The Federal Reserve said consumers took out $5.44 billion more in credit than they paid off in August as auto loans and credit card debt grew more rapidly.
Consumer debt had risen $3.62 billion in July, a 6.7% annual rate, as the pace of borrowing slowed momentarily following several months of rapid gains.
In August, auto loans grew by $2.29 billion, a 9.7% rate of increase, following a 4.7% pace in July.
Michael Penzer, an economist with Bank of America in San Francisco, said the August increase was somewhat higher than many economists had been looking for and in part represented a reaction to the sluggish July increase.
Penzer noted that consumer debt has risen by 9% in the past year as personal incomes have gone up by a 7.5% annual rate, indicating that Americans were still willing to take on debt at a faster pace than their incomes were rising.
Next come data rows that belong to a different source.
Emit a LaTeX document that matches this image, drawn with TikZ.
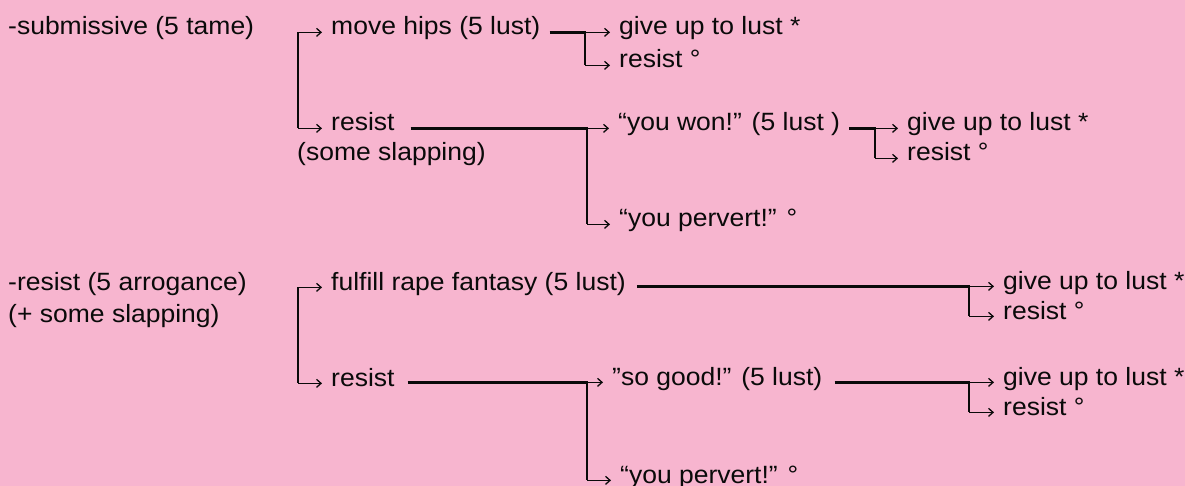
\documentclass[tikz,border=0pt]{standalone}
\usepackage{fontspec}
\setmainfont{Liberation Sans}[FakeStretch=1.06]
\usetikzlibrary{arrows.meta}
\definecolor{bgpink}{RGB}{247,181,207}
\definecolor{ink}{RGB}{10,10,10}

% the two arrows leaving a bracket at x = #1 towards nodes #2 and #3
\newcommand\forktips[3]{%
  \coordinate (fx) at (#1,0);
  \draw[tipline] (fx |- #2.mid west) -- ([xshift=-9pt]#2.mid west);
  \draw[tipline] (fx |- #3.mid west) -- ([xshift=-9pt]#3.mid west);
}
% bracket with no feed line: #1 = x of the bar, #2 upper target, #3 lower target
\newcommand\forkto[3]{%
  \coordinate (fx) at (#1,0);
  \draw[bar] (fx |- #2.mid west) -- (fx |- #3.mid west);
  \forktips{#1}{#2}{#3}%
}
% bracket fed from source #1 (gap #2): bar at x = #3, targets #4 and #5
\newcommand\forkfrom[5]{%
  \coordinate (fx) at (#3,0);
  \path ([xshift=#2]#1.mid east) coordinate (fs);
  \draw[bar] (fs |- #4.mid west) -- (fx |- #4.mid west) -- (fx |- #5.mid west);
  \forktips{#3}{#4}{#5}%
}

\begin{document}
\begin{tikzpicture}[x=1pt,y=-1pt,
  lbl/.style={inner sep=0pt,anchor=base west,text=ink,font=\fontsize{25}{29}\selectfont},
  bar/.style={draw=ink,line width=2.8pt,line join=miter},
  tipline/.style={draw=ink,line width=1.3pt,-{Straight Barb[length=4.5pt,width=8pt]}}]
\useasboundingbox (0,0) rectangle (1185,486);
\fill[bgpink] (0,0) rectangle (1185,486);

% first choice
\node[lbl] (a0) at (8,35) {-submissive (5 tame)};
\node[lbl] (a1) at (331,35) {move hips (5 lust)};
\node[lbl] (a2) at (331,131) {resist};
\node[lbl] (a2s) at (297,161) {(some slapping)};
\node[lbl] (a11) at (619,35) {give up to lust *};
\node[lbl] (a12) at (619,68) {resist °};
\node[lbl] (a21) at (618,131) {“you won!” (5 lust )};
\node[lbl] (a22) at (619,227) {“you pervert!” °};
\node[lbl] (a211) at (907,131) {give up to lust *};
\node[lbl] (a212) at (907,161) {resist °};

\forkto{298}{a1}{a2}
\forkfrom{a1}{9pt}{585}{a11}{a12}
\forkfrom{a2}{16pt}{587}{a21}{a22}
\forkfrom{a21}{9pt}{875}{a211}{a212}

% second choice
\node[lbl] (b0) at (8,290) {-resist (5 arrogance)};
\node[lbl] (b0s) at (8,322) {(+ some slapping)};
\node[lbl] (b1) at (331,290) {fulfill rape fantasy (5 lust)};
\node[lbl] (b2) at (331,386) {resist};
\node[lbl] (b11) at (1003,289) {give up to lust *};
\node[lbl] (b12) at (1003,319) {resist °};
\node[lbl] (b21) at (612,385) {”so good!” (5 lust)};
\node[lbl] (b22) at (620,483) {“you pervert!” °};
\node[lbl] (b211) at (1003,385) {give up to lust *};
\node[lbl] (b212) at (1003,415) {resist °};

\forkto{298}{b1}{b2}
\forkfrom{b1}{11pt}{969}{b11}{b12}
\forkfrom{b2}{13pt}{587}{b21}{b22}
\forkfrom{b21}{12pt}{969}{b211}{b212}
\end{tikzpicture}
\end{document}
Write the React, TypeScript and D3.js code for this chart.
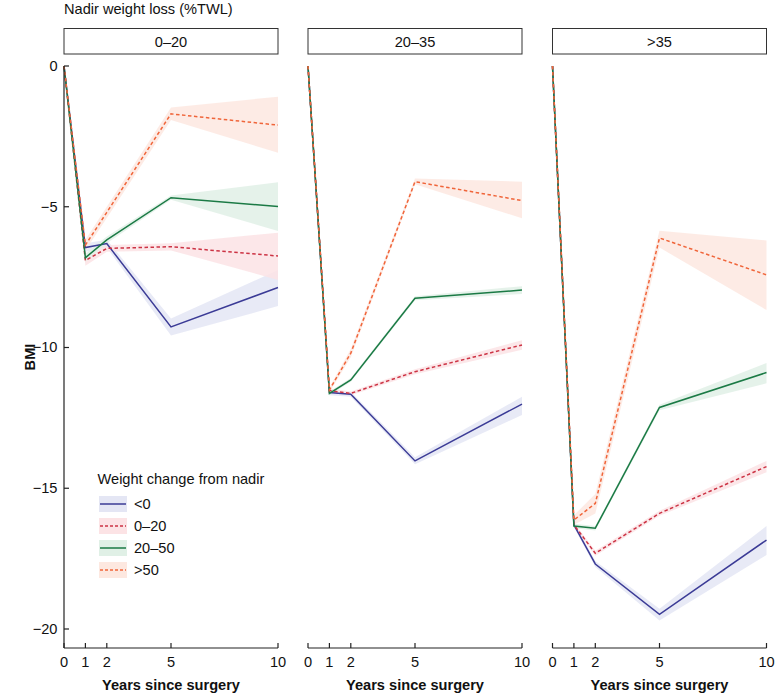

“Even though a lot of private economists are looking for consumers to moderate their spending, this report doesn’t suggest they are doing that,” he said. “Anybody looking for a slowdown in the economy in the second half of the year won’t find it in these numbers.”
The Federal Reserve began a series of credit-tightening steps in late March in an effort to dampen demand and cool off inflationary pressures. Many analysts believe that the central bank will resume pushing interest rates higher after the Nov. 8 election.